:: GOAL OF THE EXERCISE ::
Up to and including the line with "from bokeh.resources import INLINE", write out the listing from its first line, minus the pictures.

--- begin AVAILABLE DATA ---

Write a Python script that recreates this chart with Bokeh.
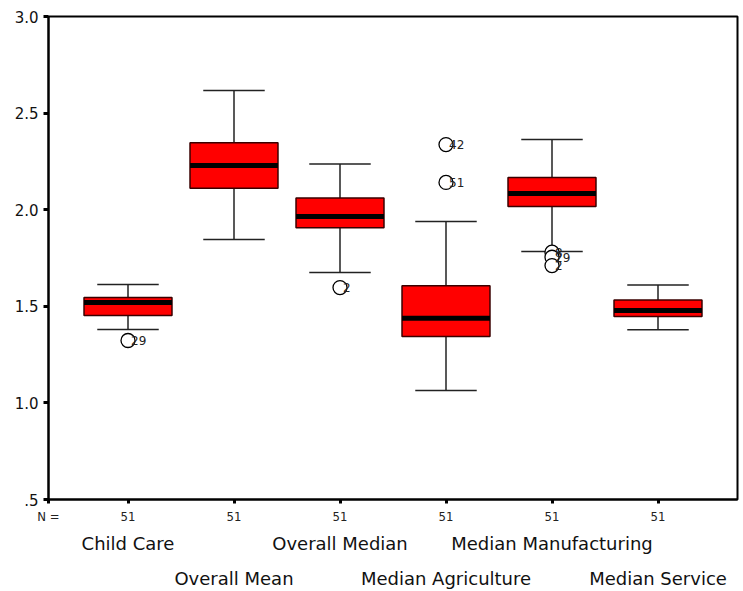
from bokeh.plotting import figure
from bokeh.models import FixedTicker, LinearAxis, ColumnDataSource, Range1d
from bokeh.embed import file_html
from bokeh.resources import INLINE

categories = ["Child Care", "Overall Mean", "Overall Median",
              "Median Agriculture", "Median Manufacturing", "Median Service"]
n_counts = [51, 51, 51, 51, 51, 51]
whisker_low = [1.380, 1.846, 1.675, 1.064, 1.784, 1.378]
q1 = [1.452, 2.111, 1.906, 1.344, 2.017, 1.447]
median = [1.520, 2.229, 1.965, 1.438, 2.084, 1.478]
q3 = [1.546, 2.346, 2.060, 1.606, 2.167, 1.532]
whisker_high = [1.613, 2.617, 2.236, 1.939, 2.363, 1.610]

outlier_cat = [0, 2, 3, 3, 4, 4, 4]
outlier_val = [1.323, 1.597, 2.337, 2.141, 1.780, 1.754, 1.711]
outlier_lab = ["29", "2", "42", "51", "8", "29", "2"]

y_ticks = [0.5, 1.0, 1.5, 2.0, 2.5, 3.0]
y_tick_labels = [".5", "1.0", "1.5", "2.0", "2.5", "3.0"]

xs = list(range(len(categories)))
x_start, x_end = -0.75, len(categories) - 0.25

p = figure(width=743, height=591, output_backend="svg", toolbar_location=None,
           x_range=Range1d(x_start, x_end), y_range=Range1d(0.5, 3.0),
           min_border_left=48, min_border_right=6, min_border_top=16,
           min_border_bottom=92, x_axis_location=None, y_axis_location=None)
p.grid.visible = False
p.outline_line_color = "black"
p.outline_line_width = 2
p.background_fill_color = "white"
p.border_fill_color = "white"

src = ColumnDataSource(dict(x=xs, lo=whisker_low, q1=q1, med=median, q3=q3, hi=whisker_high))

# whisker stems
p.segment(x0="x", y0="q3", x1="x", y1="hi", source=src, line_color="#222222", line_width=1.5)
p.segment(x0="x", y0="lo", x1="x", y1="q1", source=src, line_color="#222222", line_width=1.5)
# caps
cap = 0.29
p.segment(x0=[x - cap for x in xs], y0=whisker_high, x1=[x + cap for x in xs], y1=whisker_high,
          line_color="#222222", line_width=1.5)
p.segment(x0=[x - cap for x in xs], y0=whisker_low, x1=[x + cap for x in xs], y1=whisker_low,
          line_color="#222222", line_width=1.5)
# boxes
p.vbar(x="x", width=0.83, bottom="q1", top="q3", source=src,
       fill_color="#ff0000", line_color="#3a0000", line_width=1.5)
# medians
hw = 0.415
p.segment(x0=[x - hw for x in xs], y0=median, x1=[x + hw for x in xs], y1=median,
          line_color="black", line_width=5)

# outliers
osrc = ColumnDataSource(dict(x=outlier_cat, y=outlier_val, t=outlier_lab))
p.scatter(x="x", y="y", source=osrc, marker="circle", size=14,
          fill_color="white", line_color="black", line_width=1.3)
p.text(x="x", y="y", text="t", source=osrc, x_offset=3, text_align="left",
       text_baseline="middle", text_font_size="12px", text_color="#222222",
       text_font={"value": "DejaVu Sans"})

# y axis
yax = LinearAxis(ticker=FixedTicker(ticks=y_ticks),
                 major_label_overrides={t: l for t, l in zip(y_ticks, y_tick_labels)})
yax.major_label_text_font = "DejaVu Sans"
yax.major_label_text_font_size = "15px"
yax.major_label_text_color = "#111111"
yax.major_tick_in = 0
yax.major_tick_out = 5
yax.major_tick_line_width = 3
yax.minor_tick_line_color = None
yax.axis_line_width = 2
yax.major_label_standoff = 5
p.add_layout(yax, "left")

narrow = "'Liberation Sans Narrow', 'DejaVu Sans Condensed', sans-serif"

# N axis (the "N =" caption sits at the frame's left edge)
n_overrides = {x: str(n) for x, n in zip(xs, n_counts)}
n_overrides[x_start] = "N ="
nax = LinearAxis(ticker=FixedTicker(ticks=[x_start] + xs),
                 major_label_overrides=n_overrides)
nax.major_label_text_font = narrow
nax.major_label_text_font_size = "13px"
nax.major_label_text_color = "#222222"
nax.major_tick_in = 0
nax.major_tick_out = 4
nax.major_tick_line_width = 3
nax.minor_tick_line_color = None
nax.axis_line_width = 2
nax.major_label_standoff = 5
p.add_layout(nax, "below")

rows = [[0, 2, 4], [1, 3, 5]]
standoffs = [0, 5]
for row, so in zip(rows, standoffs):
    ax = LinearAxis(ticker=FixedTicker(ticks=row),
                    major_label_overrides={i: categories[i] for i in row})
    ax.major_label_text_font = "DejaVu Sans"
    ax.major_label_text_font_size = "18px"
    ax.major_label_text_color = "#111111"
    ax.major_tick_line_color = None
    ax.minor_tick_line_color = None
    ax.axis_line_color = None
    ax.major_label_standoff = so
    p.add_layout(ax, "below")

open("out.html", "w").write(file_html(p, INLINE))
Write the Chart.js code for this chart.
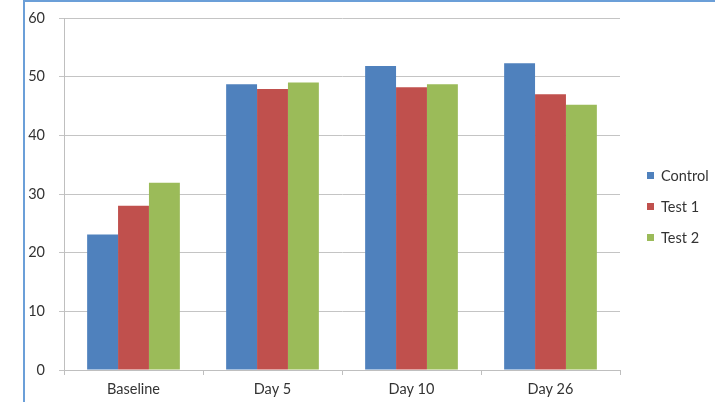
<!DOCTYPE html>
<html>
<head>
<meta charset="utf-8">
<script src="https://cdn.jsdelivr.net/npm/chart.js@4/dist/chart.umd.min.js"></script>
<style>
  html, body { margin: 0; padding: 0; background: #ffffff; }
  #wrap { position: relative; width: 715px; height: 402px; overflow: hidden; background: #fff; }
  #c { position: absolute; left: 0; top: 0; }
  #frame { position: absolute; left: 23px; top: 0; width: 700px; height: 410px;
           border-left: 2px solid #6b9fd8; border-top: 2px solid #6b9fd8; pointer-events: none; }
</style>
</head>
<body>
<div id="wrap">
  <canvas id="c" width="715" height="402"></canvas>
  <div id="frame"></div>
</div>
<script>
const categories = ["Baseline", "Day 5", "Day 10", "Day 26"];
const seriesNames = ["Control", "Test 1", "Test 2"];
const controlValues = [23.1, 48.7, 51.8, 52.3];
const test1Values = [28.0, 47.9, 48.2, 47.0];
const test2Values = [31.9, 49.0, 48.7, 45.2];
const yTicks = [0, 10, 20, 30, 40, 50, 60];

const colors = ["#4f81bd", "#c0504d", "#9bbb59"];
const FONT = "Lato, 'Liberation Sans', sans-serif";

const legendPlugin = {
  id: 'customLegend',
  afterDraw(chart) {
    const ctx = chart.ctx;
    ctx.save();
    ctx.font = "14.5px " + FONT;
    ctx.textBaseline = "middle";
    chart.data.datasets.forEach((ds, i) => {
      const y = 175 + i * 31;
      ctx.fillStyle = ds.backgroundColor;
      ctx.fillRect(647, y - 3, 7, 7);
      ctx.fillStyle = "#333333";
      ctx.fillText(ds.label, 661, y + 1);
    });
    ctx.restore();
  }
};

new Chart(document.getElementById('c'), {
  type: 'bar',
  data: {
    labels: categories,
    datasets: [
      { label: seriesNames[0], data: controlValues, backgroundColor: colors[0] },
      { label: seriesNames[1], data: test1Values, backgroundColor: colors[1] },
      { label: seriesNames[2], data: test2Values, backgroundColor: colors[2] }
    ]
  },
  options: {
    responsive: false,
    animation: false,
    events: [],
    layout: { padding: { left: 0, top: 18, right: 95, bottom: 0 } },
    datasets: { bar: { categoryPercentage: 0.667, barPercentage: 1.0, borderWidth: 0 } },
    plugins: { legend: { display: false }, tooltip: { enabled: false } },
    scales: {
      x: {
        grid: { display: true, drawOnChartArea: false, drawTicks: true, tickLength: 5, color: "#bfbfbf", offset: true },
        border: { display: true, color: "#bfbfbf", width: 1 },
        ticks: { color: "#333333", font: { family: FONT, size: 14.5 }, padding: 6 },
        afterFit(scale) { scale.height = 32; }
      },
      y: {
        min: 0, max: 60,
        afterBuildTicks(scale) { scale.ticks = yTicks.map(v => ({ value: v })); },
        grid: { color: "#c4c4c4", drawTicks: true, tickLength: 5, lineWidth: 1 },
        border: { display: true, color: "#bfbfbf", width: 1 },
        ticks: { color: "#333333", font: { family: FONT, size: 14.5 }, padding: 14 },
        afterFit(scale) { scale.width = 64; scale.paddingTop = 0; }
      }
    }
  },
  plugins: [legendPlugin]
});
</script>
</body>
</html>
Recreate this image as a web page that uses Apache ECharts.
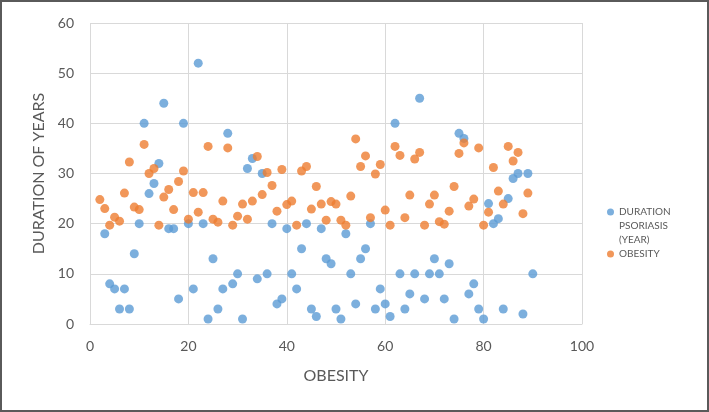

--- end AVAILABLE DATA ---

:: EXERCISE SOLUTION ::
Write a Python script that recreates this chart with Bokeh.
from bokeh.plotting import figure
from bokeh.models import FixedTicker, LinearAxis, ColumnDataSource, Range1d
from bokeh.embed import file_html
from bokeh.resources import INLINE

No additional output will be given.